This is the sixth installation of a promised series of articles on what veterans have endured. This is the last in a series of articles that deals with life as a radar flight controller in Vietnam. Again I ask my readers to compare this one individual’s experience with those of bureaucrats who did not have their retirement benefits cut. Readers should note that the civilians that I am talking about do not feel that their retirement benefits are generous—this and a second view are available on the website
Some people were sacrificed because of stupidity on the local level because of squabbles between Eastern and Western Air Rescue. Others were sacrificed because of fear of making a decision that could cause an international incident involving the Red Chinese. One such incident took place around May, June, or July of 1967. Chinese fighters flying from Hainan Island shot down two US Navy flyers under my direct control. This incident would surface again in my life in 1992, when I was stationed in Panama, and involved conspiracy and cover-up. I have deeply regretted not keeping a daily journal while I was in Vietnam. We weren’t just in a war against North Vietnam and their cronies in Laos and Cambodia; we were fighting a war against Washington D.C. We were blind to the capabilities, tactics, and strategies of our enemies. We relied on our superior technology. Doesn’t this seem familiar to what is currently taking place in Southwest Asia today?
I just don’t want to write anymore about specific events. I could barf up for my reader what happened with Muskrat 01, the marines on the “Rock pile” during the winter monsoon who had run out of ammo, Flying Tigers airlines, and many others who have escaped into the deep neurons of my brain. Suffice it to say, this war really sucked and it was a daily time of suppressed grief and guilt. I guess that I must tell you that just prior to leaving Vietnam, I read in the 7th Air force newspaper that my alter-ego, the striking USAF Para Rescue Sergeant had both legs cut off by NVA machine guns when he went to rescue a downed pilot near the DMZ. I couldn’t wait to get out of there, but I also felt guilty about leaving. I just hadn’t done enough. I owed these brave men far more and I felt that I just had not delivered. I had to do more even though I had given it my all.

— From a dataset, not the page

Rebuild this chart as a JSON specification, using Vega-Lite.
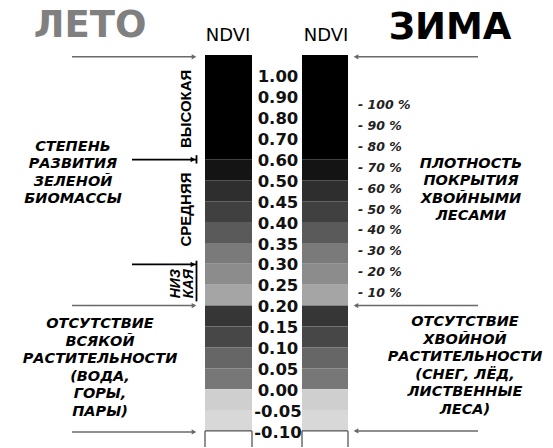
{
  "$schema": "https://vega.github.io/schema/vega-lite/v6.json",
  "width": 553,
  "height": 448,
  "autosize": {"type": "fit", "contains": "padding"},
  "padding": 0,
  "background": "white",
  "config": {"view": {"stroke": null}},
  "encoding": {
    "x": {"field": "x", "type": "quantitative", "scale": {"domain": [0, 553], "nice": false, "zero": false}, "axis": null},
    "y": {"field": "y", "type": "quantitative", "scale": {"domain": [-3.63, 17.77], "nice": false, "zero": false, "reverse": true}, "axis": null}
  },
  "layer": [
    {
      "data": {"values": [
        {"season": "ЛЕТО", "x": 205, "x2": 252, "y": -1.0, "y2": 4, "band": "≥0.60"},
        {"season": "ЛЕТО", "x": 205, "x2": 252, "y": 4, "y2": 5, "band": "0.60–0.50"},
        {"season": "ЛЕТО", "x": 205, "x2": 252, "y": 5, "y2": 6, "band": "0.50–0.45"},
        {"season": "ЛЕТО", "x": 205, "x2": 252, "y": 6, "y2": 7, "band": "0.45–0.40"},
        {"season": "ЛЕТО", "x": 205, "x2": 252, "y": 7, "y2": 8, "band": "0.40–0.35"},
        {"season": "ЛЕТО", "x": 205, "x2": 252, "y": 8, "y2": 9, "band": "0.35–0.30"},
        {"season": "ЛЕТО", "x": 205, "x2": 252, "y": 9, "y2": 10, "band": "0.30–0.25"},
        {"season": "ЛЕТО", "x": 205, "x2": 252, "y": 10, "y2": 11, "band": "0.25–0.20"},
        {"season": "ЛЕТО", "x": 205, "x2": 252, "y": 11, "y2": 12, "band": "0.20–0.15"},
        {"season": "ЛЕТО", "x": 205, "x2": 252, "y": 12, "y2": 13, "band": "0.15–0.10"},
        {"season": "ЛЕТО", "x": 205, "x2": 252, "y": 13, "y2": 14, "band": "0.10–0.05"},
        {"season": "ЛЕТО", "x": 205, "x2": 252, "y": 14, "y2": 15, "band": "0.05–0.00"},
        {"season": "ЛЕТО", "x": 205, "x2": 252, "y": 15, "y2": 16, "band": "0.00–-0.05"},
        {"season": "ЛЕТО", "x": 205, "x2": 252, "y": 16, "y2": 17, "band": "-0.05–-0.10"},
        {"season": "ЗИМА", "x": 302, "x2": 348, "y": -1.0, "y2": 4, "band": "≥0.60"},
        {"season": "ЗИМА", "x": 302, "x2": 348, "y": 4, "y2": 5, "band": "0.60–0.50"},
        {"season": "ЗИМА", "x": 302, "x2": 348, "y": 5, "y2": 6, "band": "0.50–0.45"},
        {"season": "ЗИМА", "x": 302, "x2": 348, "y": 6, "y2": 7, "band": "0.45–0.40"},
        {"season": "ЗИМА", "x": 302, "x2": 348, "y": 7, "y2": 8, "band": "0.40–0.35"},
        {"season": "ЗИМА", "x": 302, "x2": 348, "y": 8, "y2": 9, "band": "0.35–0.30"},
        {"season": "ЗИМА", "x": 302, "x2": 348, "y": 9, "y2": 10, "band": "0.30–0.25"},
        {"season": "ЗИМА", "x": 302, "x2": 348, "y": 10, "y2": 11, "band": "0.25–0.20"},
        {"season": "ЗИМА", "x": 302, "x2": 348, "y": 11, "y2": 12, "band": "0.20–0.15"},
        {"season": "ЗИМА", "x": 302, "x2": 348, "y": 12, "y2": 13, "band": "0.15–0.10"},
        {"season": "ЗИМА", "x": 302, "x2": 348, "y": 13, "y2": 14, "band": "0.10–0.05"},
        {"season": "ЗИМА", "x": 302, "x2": 348, "y": 14, "y2": 15, "band": "0.05–0.00"},
        {"season": "ЗИМА", "x": 302, "x2": 348, "y": 15, "y2": 16, "band": "0.00–-0.05"},
        {"season": "ЗИМА", "x": 302, "x2": 348, "y": 16, "y2": 17, "band": "-0.05–-0.10"}
      ]},
      "mark": {"type": "rect"},
      "encoding": {
        "x2": {"field": "x2"},
        "y2": {"field": "y2"},
        "color": {"field": "band", "type": "nominal", "legend": null,
          "scale": {
            "domain": ["≥0.60", "0.60–0.50", "0.50–0.45", "0.45–0.40", "0.40–0.35", "0.35–0.30", "0.30–0.25", "0.25–0.20", "0.20–0.15", "0.15–0.10", "0.10–0.05", "0.05–0.00", "0.00–-0.05", "-0.05–-0.10"],
            "range": ["#000000", "#141414", "#2e2e2e", "#404040", "#5a5a5a", "#7a7a7a", "#8c8c8c", "#a5a5a5", "#363636", "#474747", "#666666", "#777777", "#cfcfcf", "#d8d8d8"]
          }}
      }
    },
    {
      "data": {"values": [
        {"season": "ЛЕТО", "x": 205, "x2": 252, "y": 17, "y2": 17},
        {"season": "ЛЕТО", "x": 205, "x2": 205, "y": 17, "y2": 17.77},
        {"season": "ЛЕТО", "x": 252, "x2": 252, "y": 17, "y2": 17.77},
        {"season": "ЗИМА", "x": 302, "x2": 348, "y": 17, "y2": 17},
        {"season": "ЗИМА", "x": 302, "x2": 302, "y": 17, "y2": 17.77},
        {"season": "ЗИМА", "x": 348, "x2": 348, "y": 17, "y2": 17.77}
      ]},
      "mark": {"type": "rule", "color": "#555555", "strokeWidth": 1.3},
      "encoding": {"x2": {"field": "x2"}, "y2": {"field": "y2"}}
    },
    {
      "data": {"values": [
        {"x": 72, "x2": 195, "y": -0.91, "y2": -0.91},
        {"x": 478, "x2": 355, "y": -0.91, "y2": -0.91},
        {"x": 72, "x2": 195, "y": 11.0, "y2": 11.0},
        {"x": 478, "x2": 355, "y": 11.0, "y2": 11.0},
        {"x": 72, "x2": 195, "y": 17.05, "y2": 17.05},
        {"x": 478, "x2": 355, "y": 17.0, "y2": 17.0}
      ]},
      "mark": {"type": "rule", "color": "#6a6a6a", "strokeWidth": 1.5},
      "encoding": {"x2": {"field": "x2"}, "y2": {"field": "y2"}}
    },
    {
      "data": {"values": [
        {"x": 194, "y": -0.91, "dir": "right"},
        {"x": 356, "y": -0.91, "dir": "left"},
        {"x": 194, "y": 11.0, "dir": "right"},
        {"x": 356, "y": 11.0, "dir": "left"},
        {"x": 194, "y": 17.05, "dir": "right"},
        {"x": 356, "y": 17.0, "dir": "left"}
      ]},
      "mark": {"type": "point", "filled": true, "color": "#6a6a6a", "size": 28, "opacity": 1},
      "encoding": {"shape": {"field": "dir", "type": "nominal", "legend": null, "scale": {"domain": ["right", "left"], "range": ["triangle-right", "triangle-left"]}}}
    },
    {
      "data": {"values": [
        {"x": 132, "x2": 196, "y": 4.01, "y2": 4.01},
        {"x": 132, "x2": 196, "y": 9.03, "y2": 9.03},
        {"x": 196.5, "x2": 196.5, "y": 3.8, "y2": 4.2},
        {"x": 196.5, "x2": 196.5, "y": 8.85, "y2": 10.8}
      ]},
      "mark": {"type": "rule", "color": "#000000", "strokeWidth": 1.8},
      "encoding": {"x2": {"field": "x2"}, "y2": {"field": "y2"}}
    },
    {
      "data": {"values": [
        {"x": 193, "y": 4.01, "dir": "right"},
        {"x": 193, "y": 9.03, "dir": "right"}
      ]},
      "mark": {"type": "point", "filled": true, "color": "#000000", "size": 30, "opacity": 1, "shape": "triangle-right"}
    },
    {
      "data": {"values": [{"x": 90, "y": -2.39, "text": "ЛЕТО"}]},
      "mark": {"type": "text", "font": "DejaVu Sans", "fontWeight": "bold", "fontSize": 37, "color": "#808080", "align": "center", "baseline": "middle"},
      "encoding": {"text": {"field": "text"}}
    },
    {
      "data": {"values": [{"x": 450, "y": -2.29, "text": "ЗИМА"}]},
      "mark": {"type": "text", "font": "DejaVu Sans", "fontWeight": "bold", "fontSize": 37, "color": "#000000", "align": "center", "baseline": "middle"},
      "encoding": {"text": {"field": "text"}}
    },
    {
      "data": {"values": [{"x": 228, "y": -1.91, "text": "NDVI"}, {"x": 326, "y": -1.91, "text": "NDVI"}]},
      "mark": {"type": "text", "font": "DejaVu Sans", "fontSize": 18, "color": "#000000", "align": "center", "baseline": "middle"},
      "encoding": {"text": {"field": "text"}}
    },
    {
      "data": {"values": [
        {"x": 278, "y": 0.08, "text": "1.00"},
        {"x": 278, "y": 1.08, "text": "0.90"},
        {"x": 278, "y": 2.08, "text": "0.80"},
        {"x": 278, "y": 3.08, "text": "0.70"},
        {"x": 278, "y": 4.08, "text": "0.60"},
        {"x": 278, "y": 5.08, "text": "0.50"},
        {"x": 278, "y": 6.08, "text": "0.45"},
        {"x": 278, "y": 7.08, "text": "0.40"},
        {"x": 278, "y": 8.08, "text": "0.35"},
        {"x": 278, "y": 9.08, "text": "0.30"},
        {"x": 278, "y": 10.08, "text": "0.25"},
        {"x": 278, "y": 11.08, "text": "0.20"},
        {"x": 278, "y": 12.08, "text": "0.15"},
        {"x": 278, "y": 13.08, "text": "0.10"},
        {"x": 278, "y": 14.08, "text": "0.05"},
        {"x": 278, "y": 15.08, "text": "0.00"},
        {"x": 278, "y": 16.08, "text": "-0.05"},
        {"x": 278, "y": 17.08, "text": "-0.10"}
      ]},
      "mark": {"type": "text", "font": "DejaVu Sans", "fontWeight": "bold", "fontSize": 16.5, "color": "#111111", "align": "center", "baseline": "middle"},
      "encoding": {"text": {"field": "text"}}
    },
    {
      "data": {"values": [
        {"x": 358, "y": 1.4, "text": "- 100 %"},
        {"x": 358, "y": 2.4, "text": "- 90 %"},
        {"x": 358, "y": 3.4, "text": "- 80 %"},
        {"x": 358, "y": 4.4, "text": "- 70 %"},
        {"x": 358, "y": 5.4, "text": "- 60 %"},
        {"x": 358, "y": 6.4, "text": "- 50 %"},
        {"x": 358, "y": 7.4, "text": "- 40 %"},
        {"x": 358, "y": 8.4, "text": "- 30 %"},
        {"x": 358, "y": 9.4, "text": "- 20 %"},
        {"x": 358, "y": 10.4, "text": "- 10 %"}
      ]},
      "mark": {"type": "text", "font": "DejaVu Sans", "fontWeight": "bold", "fontStyle": "italic", "fontSize": 12.5, "color": "#222222", "align": "left", "baseline": "middle"},
      "encoding": {"text": {"field": "text"}}
    },
    {
      "data": {"values": [
        {"x": 73, "y": 3.39, "text": "СТЕПЕНЬ\nРАЗВИТИЯ\nЗЕЛЕНОЙ\nБИОМАССЫ"},
        {"x": 471, "y": 4.2, "text": "ПЛОТНОСТЬ\nПОКРЫТИЯ\nХВОЙНЫМИ\nЛЕСАМИ"},
        {"x": 100, "y": 11.89, "text": "ОТСУТСТВИЕ\nВСЯКОЙ\nРАСТИТЕЛЬНОСТИ\n(ВОДА,\nГОРЫ,\nПАРЫ)"},
        {"x": 465, "y": 11.8, "text": "ОТСУТСТВИЕ\nХВОЙНОЙ\nРАСТИТЕЛЬНОСТИ\n(СНЕГ, ЛЁД,\nЛИСТВЕННЫЕ\nЛЕСА)"}
      ]},
      "mark": {"type": "text", "font": "DejaVu Sans", "fontWeight": "bold", "fontStyle": "italic", "fontSize": 14.5, "lineHeight": 17.5, "lineBreak": "\n", "color": "#000000", "align": "center", "baseline": "middle"},
      "encoding": {"text": {"field": "text"}}
    },
    {
      "data": {"values": [
        {"x": 186, "y": 1.58, "text": "ВЫСОКАЯ"},
        {"x": 186, "y": 6.4, "text": "СРЕДНЯЯ"}
      ]},
      "mark": {"type": "text", "font": "Liberation Sans", "fontWeight": "bold", "fontSize": 15, "angle": 270, "color": "#000000", "align": "center", "baseline": "middle"},
      "encoding": {"text": {"field": "text"}}
    },
    {
      "data": {"values": [
        {"x": 176, "y": 9.95, "text": "НИЗ"},
        {"x": 189, "y": 9.95, "text": "КАЯ"}
      ]},
      "mark": {"type": "text", "font": "Liberation Sans", "fontWeight": "bold", "fontStyle": "italic", "fontSize": 14, "angle": 270, "color": "#000000", "align": "center", "baseline": "middle"},
      "encoding": {"text": {"field": "text"}}
    }
  ]
}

Listening and watching our planes go down on a daily basis left an indelible mark on my very soul. I hated what our “Paper Tiger” nation had become. Politicians were sacrificing the best of our nation. Fools had completely castrated our military leadership. We could have easily defeated this foe, but politicians used a proud and competent military as a political tool. The psycho-sociologic make up of the American people would not support a long-term no win conflict. Americans need to see immediate results or they lose heart quickly. We were exactly what Chairman Mao said about us, “Paper Tigers”. I was ashamed and very angry. So, it was time to start “Operation Self-destruct”.